La Perdonanza, ha spiegato il cardinale, è un evento complesso, sia per la storia che evoca, sia per l’abbondanza di significati e di simboli che implica. I fatti ai quali «ci riporta non sono facili da comprendere». Il prefetto ha ricordato le parole di Paolo vi sulla figura di Celestino v , evidenziando che la Chiesa, «santa e insieme sempre bisognosa di purificazione». Significati complessi emergono dietro il simbolo della porta, «evocato dalle parole di Gesù: “Io sono la porta” (Gv 10, 9)». Essa appartiene «al nostro uso quotidiano». Si ha sempre a che fare con una porta: quella «di casa, del posto di lavoro, del luogo di riposo». Anche le città, in antico, avevano la porta. Lo stesso Gesù «richiama l’importanza di una porta per la preghiera: “quando tu preghi, entra nella tua camera, chiudi la porta e prega il Padre tuo, che è nel segreto”. (Mt 6, 6)». La porta è dunque un simbolo poliedrico: «il suo aprirsi e chiudersi può significare tante cose». Perfino quella di casa, che «è protezione dell’intimità, a volte, purtroppo, è segno di dominio, di prepotenza». Quante volte «le cronache ci parlano di violenze perpetrate con le porte chiuse».
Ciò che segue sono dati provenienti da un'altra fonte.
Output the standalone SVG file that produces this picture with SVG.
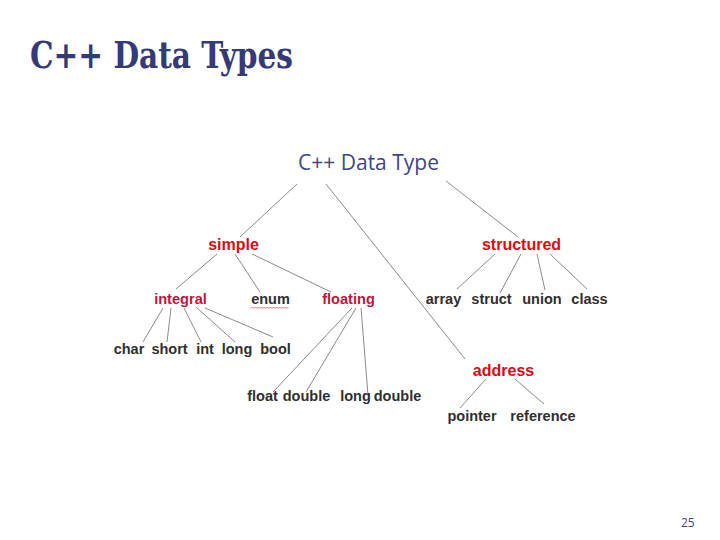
<svg xmlns="http://www.w3.org/2000/svg" width="720" height="540" viewBox="0 0 720 540">
  <style>
    .title { font-family: "DejaVu Serif Condensed", "DejaVu Serif", serif; font-weight: bold; fill: #353a76; }
    .root { font-family: "Open Sans", "Noto Sans", sans-serif; font-size: 21px; fill: #3d4688; }
    .cat { font-family: "Liberation Sans", Arial, sans-serif; font-weight: bold; font-size: 16px; fill: #dd0a12; text-anchor: middle; }
    .sub { font-family: "Liberation Sans", Arial, sans-serif; font-weight: bold; font-size: 14.6px; fill: #c0143c; text-anchor: middle; }
    .leaf { font-family: "Liberation Sans", Arial, sans-serif; font-weight: bold; font-size: 14.5px; fill: #2f2f2f; text-anchor: middle; }
    .edges line { stroke: #8a8a8a; stroke-width: 1; }
    .page { font-family: "Open Sans", "Noto Sans", sans-serif; font-size: 12px; fill: #3d4688; }
  </style>

  <rect width="720" height="540" fill="#ffffff"/>

  <text class="title" x="30" y="68" font-size="37" textLength="263" lengthAdjust="spacingAndGlyphs">C++ Data Types</text>

  <!-- connectors -->
  <g class="edges">
    <line x1="297" y1="184" x2="240" y2="237"/>
    <line x1="326" y1="184" x2="465" y2="359"/>
    <line x1="446" y1="181" x2="518" y2="237"/>

    <line x1="217" y1="254" x2="176" y2="289"/>
    <line x1="235" y1="254" x2="260" y2="292"/>
    <line x1="252" y1="254" x2="331" y2="292"/>

    <line x1="163" y1="308" x2="143" y2="342"/>
    <line x1="171" y1="308" x2="167" y2="342"/>
    <line x1="184" y1="308" x2="201" y2="342"/>
    <line x1="196" y1="307" x2="235" y2="342"/>
    <line x1="205" y1="308" x2="273" y2="337"/>

    <line x1="352" y1="308" x2="273" y2="392"/>
    <line x1="356" y1="308" x2="306" y2="392"/>
    <line x1="361" y1="308" x2="368" y2="395"/>

    <line x1="495" y1="254" x2="457" y2="289"/>
    <line x1="521" y1="254" x2="500" y2="293"/>
    <line x1="537" y1="254" x2="545" y2="290"/>
    <line x1="550" y1="254" x2="587" y2="289"/>

    <line x1="486" y1="379" x2="460" y2="408"/>
    <line x1="515" y1="379" x2="544" y2="404"/>
  </g>

  <g id="root">
    <text class="root" x="298" y="170" textLength="141" lengthAdjust="spacingAndGlyphs">C++ Data Type</text>
  </g>

  <g id="simple"><text class="cat" x="233.5" y="250">simple</text></g>
  <g id="structured"><text class="cat" x="521.5" y="250">structured</text></g>
  <g id="address"><text class="cat" x="503.5" y="376">address</text></g>

  <g id="integral"><text class="sub" x="180.5" y="304">integral</text></g>
  <g id="enum">
    <text class="leaf" x="270.5" y="304">enum</text>
    <!-- wavy underline under "enum" -->
    <path d="M251 308.5 l1.5 -1.5 l1.5 1.5 l1.5 -1.5 l1.5 1.5 l1.5 -1.5 l1.5 1.5 l1.5 -1.5 l1.5 1.5 l1.5 -1.5 l1.5 1.5 l1.5 -1.5 l1.5 1.5 l1.5 -1.5 l1.5 1.5 l1.5 -1.5 l1.5 1.5 l1.5 -1.5 l1.5 1.5 l1.5 -1.5 l1.5 1.5 l1.5 -1.5 l1.5 1.5 l1.5 -1.5 l1.5 1.5 l1.5 -1.5" fill="none" stroke="#e05050" stroke-width="0.8"/>
  </g>
  <g id="floating"><text class="sub" x="348.5" y="304">floating</text></g>

  <g id="array"><text class="leaf" x="443.5" y="304">array</text></g>
  <g id="struct"><text class="leaf" x="491.5" y="304">struct</text></g>
  <g id="union"><text class="leaf" x="542" y="304">union</text></g>
  <g id="class"><text class="leaf" x="589.5" y="304">class</text></g>

  <g id="char"><text class="leaf" x="129" y="354">char</text></g>
  <g id="short"><text class="leaf" x="169.5" y="354">short</text></g>
  <g id="int"><text class="leaf" x="205" y="354">int</text></g>
  <g id="long"><text class="leaf" x="237" y="354">long</text></g>
  <g id="bool"><text class="leaf" x="275.5" y="354">bool</text></g>

  <g id="float"><text class="leaf" x="262.5" y="401">float</text></g>
  <g id="double"><text class="leaf" x="306.5" y="401">double</text></g>
  <g id="long-double">
    <text class="leaf" x="355.5" y="401">long</text>
    <text class="leaf" x="397.5" y="401">double</text>
  </g>

  <g id="pointer"><text class="leaf" x="472" y="421">pointer</text></g>
  <g id="reference"><text class="leaf" x="543" y="421">reference</text></g>

  <text class="page" x="681" y="527">25</text>
</svg>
Il porporato ha poi ricordato il gesto che il Papa ha compiuto a Collemaggio lo scorso anno, e le sue parole pronunciate nell’omelia tenute a Budapest il 30 aprile scorso: «essere “in uscita” significa per ciascuno di noi diventare, come Gesù, una porta aperta».

Al termine della messa, l’arcivescovo de L’Aquila, il cardinale Giuseppe Petrocchi, ha rivolto ai presenti un breve saluto. Il cardinale Semeraro ha quindi percosso con un bastone di ulivo del Getsemani i battenti della Porta Santa, spalancandone le ante e varcando per primo la soglia.